→ **Task description**
Below are the records. Gather each line that holds "code".

→ **Records shown**
——————————

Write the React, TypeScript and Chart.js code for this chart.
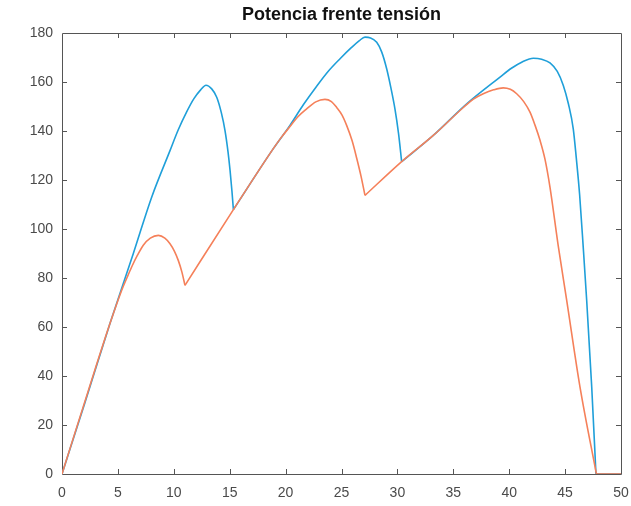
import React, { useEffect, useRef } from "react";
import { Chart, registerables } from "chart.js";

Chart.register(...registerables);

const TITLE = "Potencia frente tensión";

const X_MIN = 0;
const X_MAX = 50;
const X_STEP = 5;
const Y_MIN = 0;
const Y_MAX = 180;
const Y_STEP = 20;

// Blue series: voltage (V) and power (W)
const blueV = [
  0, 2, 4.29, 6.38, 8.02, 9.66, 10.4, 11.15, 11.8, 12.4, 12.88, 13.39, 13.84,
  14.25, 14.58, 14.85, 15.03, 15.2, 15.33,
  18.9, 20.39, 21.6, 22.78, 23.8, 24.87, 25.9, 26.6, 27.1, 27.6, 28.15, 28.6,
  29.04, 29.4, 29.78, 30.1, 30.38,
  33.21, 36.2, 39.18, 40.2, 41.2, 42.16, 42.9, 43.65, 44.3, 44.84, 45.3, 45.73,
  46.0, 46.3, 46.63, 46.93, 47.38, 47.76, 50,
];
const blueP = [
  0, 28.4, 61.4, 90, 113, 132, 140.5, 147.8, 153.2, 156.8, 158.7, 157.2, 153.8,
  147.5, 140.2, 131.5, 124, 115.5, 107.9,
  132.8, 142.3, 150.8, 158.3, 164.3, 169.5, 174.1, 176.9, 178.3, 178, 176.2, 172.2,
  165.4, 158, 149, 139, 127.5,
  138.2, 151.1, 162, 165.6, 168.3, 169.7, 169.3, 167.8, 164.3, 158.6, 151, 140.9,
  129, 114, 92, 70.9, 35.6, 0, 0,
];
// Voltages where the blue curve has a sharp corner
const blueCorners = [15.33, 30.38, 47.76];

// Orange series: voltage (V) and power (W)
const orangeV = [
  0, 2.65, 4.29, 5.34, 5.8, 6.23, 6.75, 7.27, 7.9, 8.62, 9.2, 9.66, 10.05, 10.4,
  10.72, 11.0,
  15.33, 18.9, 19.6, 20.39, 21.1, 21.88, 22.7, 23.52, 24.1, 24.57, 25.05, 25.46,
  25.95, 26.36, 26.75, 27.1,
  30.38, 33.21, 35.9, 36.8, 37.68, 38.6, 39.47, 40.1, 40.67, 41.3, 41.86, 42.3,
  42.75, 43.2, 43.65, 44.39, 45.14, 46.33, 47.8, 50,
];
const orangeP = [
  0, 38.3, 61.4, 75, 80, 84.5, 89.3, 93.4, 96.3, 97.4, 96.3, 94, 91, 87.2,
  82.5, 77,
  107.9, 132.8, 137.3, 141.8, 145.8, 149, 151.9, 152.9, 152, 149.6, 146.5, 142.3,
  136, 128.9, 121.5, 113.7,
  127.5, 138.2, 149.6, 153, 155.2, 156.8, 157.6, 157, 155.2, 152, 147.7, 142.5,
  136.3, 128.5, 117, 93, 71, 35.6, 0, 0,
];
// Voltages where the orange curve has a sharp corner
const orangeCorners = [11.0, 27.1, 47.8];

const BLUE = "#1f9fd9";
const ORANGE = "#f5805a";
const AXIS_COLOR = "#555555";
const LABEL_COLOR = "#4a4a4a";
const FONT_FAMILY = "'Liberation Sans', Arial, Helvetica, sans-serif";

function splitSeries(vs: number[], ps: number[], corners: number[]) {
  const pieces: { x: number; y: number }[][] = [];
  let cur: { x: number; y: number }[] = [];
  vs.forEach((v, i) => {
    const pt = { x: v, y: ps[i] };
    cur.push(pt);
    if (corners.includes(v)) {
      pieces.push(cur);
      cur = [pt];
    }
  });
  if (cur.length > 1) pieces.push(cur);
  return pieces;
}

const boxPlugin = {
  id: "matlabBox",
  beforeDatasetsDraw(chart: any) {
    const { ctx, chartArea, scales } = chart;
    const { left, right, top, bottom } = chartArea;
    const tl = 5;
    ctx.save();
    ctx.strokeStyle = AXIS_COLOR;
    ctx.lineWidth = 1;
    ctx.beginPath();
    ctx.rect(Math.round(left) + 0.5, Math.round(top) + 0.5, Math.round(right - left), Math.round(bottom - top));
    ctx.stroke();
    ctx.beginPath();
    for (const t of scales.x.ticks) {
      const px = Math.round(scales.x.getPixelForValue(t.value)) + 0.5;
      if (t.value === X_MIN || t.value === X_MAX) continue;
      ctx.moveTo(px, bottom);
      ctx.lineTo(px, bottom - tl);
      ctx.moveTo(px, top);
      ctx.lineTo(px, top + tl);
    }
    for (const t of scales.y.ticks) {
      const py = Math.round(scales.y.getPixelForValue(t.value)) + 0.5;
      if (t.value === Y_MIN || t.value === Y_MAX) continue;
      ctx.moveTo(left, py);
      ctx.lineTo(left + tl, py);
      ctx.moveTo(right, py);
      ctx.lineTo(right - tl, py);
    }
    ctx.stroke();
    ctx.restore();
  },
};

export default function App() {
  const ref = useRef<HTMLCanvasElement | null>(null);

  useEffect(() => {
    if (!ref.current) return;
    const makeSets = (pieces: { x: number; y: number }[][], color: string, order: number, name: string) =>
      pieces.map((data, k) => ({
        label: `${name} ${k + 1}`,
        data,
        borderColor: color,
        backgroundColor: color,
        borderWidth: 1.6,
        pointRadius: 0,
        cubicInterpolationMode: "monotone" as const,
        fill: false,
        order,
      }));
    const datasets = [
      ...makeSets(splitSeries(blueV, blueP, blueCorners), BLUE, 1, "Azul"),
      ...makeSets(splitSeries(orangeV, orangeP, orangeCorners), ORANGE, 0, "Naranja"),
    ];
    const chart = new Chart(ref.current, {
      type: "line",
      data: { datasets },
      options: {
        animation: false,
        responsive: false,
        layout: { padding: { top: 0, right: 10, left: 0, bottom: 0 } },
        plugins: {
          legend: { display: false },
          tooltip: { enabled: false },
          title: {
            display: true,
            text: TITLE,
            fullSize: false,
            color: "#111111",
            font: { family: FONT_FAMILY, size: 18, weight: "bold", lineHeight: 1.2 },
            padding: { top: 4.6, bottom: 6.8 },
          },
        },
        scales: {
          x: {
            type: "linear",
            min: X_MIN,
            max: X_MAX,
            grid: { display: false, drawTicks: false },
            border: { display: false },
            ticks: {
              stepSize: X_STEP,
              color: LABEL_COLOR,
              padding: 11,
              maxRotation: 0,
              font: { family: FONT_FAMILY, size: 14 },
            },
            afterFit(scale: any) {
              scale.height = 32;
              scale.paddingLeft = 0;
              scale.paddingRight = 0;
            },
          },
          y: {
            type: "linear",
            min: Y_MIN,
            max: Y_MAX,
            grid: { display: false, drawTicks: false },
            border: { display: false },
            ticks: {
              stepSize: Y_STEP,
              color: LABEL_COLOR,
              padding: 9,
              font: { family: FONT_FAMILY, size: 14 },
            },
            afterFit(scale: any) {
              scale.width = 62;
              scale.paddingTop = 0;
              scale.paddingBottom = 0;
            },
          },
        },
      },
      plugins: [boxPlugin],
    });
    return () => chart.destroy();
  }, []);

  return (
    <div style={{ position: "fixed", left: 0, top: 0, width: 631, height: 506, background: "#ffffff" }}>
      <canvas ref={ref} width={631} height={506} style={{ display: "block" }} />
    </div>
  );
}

——————————

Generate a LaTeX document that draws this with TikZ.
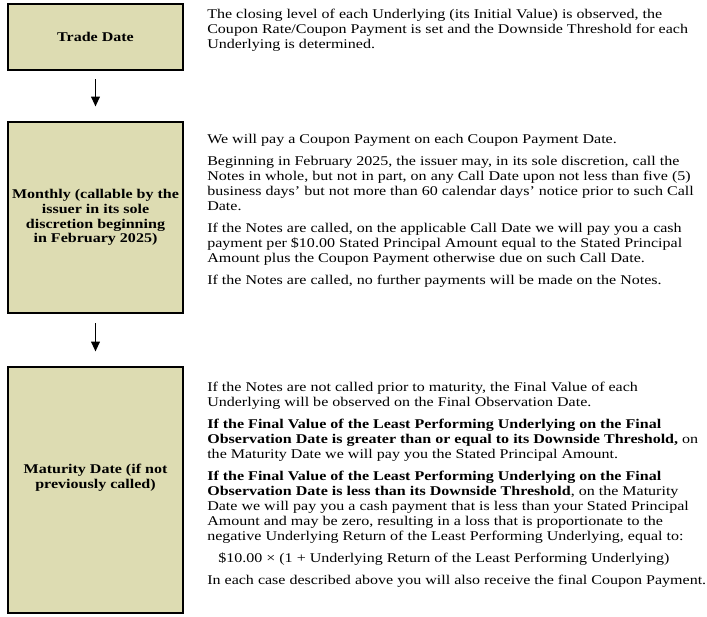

——————————

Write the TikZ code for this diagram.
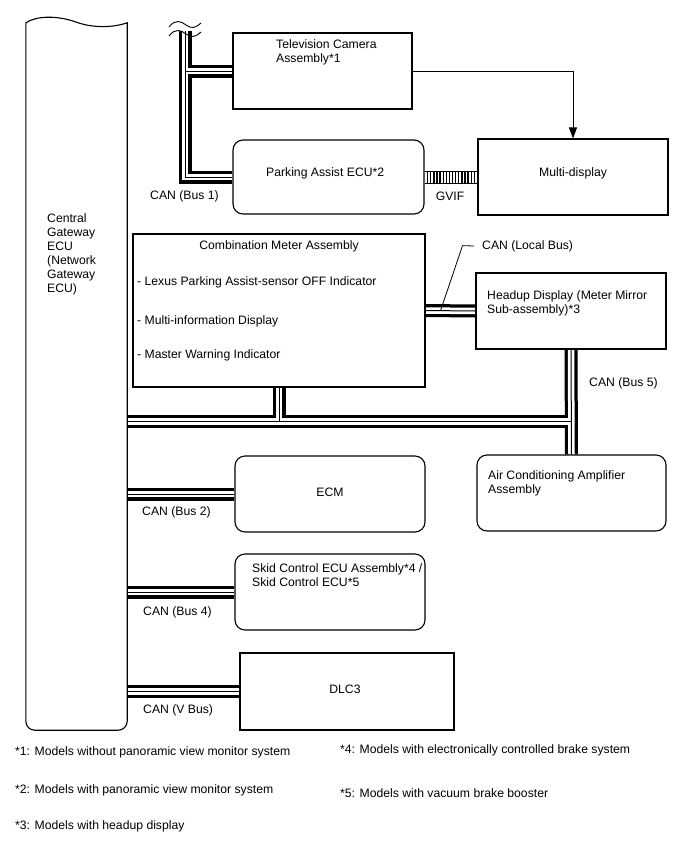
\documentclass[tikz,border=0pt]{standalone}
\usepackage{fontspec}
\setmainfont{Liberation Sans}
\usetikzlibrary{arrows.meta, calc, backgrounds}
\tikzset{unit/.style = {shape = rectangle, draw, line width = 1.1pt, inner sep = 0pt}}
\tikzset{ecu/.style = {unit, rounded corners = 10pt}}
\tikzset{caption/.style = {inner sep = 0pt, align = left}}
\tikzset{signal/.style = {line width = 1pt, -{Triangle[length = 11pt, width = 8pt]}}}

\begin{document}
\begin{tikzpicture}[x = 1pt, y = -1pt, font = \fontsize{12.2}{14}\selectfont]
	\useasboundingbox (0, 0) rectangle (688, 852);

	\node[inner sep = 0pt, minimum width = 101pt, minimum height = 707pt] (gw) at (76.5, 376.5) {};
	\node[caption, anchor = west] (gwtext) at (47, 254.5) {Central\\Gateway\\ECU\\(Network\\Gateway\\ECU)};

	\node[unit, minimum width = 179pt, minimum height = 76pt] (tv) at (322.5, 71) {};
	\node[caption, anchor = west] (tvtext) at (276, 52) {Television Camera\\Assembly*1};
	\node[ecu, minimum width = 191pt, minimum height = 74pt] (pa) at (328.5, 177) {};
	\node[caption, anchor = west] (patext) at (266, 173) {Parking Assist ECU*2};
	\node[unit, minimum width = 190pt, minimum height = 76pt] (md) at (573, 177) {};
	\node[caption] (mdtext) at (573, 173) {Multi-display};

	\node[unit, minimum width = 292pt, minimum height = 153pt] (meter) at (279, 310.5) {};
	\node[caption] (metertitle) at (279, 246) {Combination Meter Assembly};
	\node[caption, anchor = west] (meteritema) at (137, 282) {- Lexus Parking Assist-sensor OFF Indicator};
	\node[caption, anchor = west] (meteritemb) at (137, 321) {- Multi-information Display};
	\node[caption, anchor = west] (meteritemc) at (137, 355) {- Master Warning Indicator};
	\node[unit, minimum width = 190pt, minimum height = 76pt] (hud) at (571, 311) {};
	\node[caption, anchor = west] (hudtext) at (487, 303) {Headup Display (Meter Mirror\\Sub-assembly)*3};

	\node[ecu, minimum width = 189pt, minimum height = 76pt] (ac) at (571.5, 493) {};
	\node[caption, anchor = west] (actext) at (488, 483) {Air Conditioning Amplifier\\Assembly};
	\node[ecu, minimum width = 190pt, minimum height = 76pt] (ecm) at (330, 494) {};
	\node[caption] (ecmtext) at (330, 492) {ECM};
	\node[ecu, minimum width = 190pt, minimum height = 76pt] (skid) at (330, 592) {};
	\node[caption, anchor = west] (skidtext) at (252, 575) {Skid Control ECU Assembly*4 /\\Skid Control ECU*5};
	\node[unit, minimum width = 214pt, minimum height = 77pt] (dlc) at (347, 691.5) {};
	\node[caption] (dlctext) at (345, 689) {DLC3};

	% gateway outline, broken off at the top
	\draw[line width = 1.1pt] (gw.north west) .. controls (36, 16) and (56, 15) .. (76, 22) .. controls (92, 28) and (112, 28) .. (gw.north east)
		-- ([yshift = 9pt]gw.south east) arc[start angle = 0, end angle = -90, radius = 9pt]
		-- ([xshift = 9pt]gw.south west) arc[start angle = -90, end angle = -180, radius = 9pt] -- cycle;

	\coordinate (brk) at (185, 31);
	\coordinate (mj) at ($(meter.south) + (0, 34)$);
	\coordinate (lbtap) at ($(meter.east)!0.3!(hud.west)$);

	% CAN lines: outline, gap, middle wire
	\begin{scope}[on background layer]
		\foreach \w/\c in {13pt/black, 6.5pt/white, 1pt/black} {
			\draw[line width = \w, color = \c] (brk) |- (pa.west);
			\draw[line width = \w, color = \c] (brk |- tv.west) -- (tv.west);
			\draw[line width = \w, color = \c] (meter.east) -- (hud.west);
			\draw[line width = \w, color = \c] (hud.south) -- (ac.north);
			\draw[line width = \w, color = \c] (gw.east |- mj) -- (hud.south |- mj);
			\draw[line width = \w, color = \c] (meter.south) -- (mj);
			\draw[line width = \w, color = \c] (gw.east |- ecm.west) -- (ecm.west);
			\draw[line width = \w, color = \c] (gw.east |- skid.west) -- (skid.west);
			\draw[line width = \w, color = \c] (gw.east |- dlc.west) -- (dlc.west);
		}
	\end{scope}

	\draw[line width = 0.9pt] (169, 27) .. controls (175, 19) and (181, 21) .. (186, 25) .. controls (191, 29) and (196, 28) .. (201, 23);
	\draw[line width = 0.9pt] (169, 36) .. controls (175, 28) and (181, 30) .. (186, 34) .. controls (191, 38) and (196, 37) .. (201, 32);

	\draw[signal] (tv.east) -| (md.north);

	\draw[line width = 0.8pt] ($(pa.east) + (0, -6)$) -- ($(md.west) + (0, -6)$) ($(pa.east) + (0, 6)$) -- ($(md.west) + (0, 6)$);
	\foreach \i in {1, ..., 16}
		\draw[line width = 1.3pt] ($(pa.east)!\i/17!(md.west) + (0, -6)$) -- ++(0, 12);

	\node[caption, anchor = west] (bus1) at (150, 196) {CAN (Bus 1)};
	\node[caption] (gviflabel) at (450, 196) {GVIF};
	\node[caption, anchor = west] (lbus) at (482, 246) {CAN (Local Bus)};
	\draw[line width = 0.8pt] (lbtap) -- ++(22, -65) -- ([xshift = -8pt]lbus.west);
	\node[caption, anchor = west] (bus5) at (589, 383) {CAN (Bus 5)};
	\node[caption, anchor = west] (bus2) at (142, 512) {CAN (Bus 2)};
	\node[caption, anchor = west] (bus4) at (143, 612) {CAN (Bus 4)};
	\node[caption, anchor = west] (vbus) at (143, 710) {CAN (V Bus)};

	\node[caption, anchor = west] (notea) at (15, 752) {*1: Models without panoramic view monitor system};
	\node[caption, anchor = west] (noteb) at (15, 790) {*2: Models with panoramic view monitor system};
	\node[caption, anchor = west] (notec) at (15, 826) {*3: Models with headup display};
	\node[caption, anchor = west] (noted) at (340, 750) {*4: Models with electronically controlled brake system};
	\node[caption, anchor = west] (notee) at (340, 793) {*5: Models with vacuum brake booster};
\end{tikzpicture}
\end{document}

——————————

→ **Response**
Write the React, TypeScript and Chart.js code for this chart.
Write the TikZ code for this diagram.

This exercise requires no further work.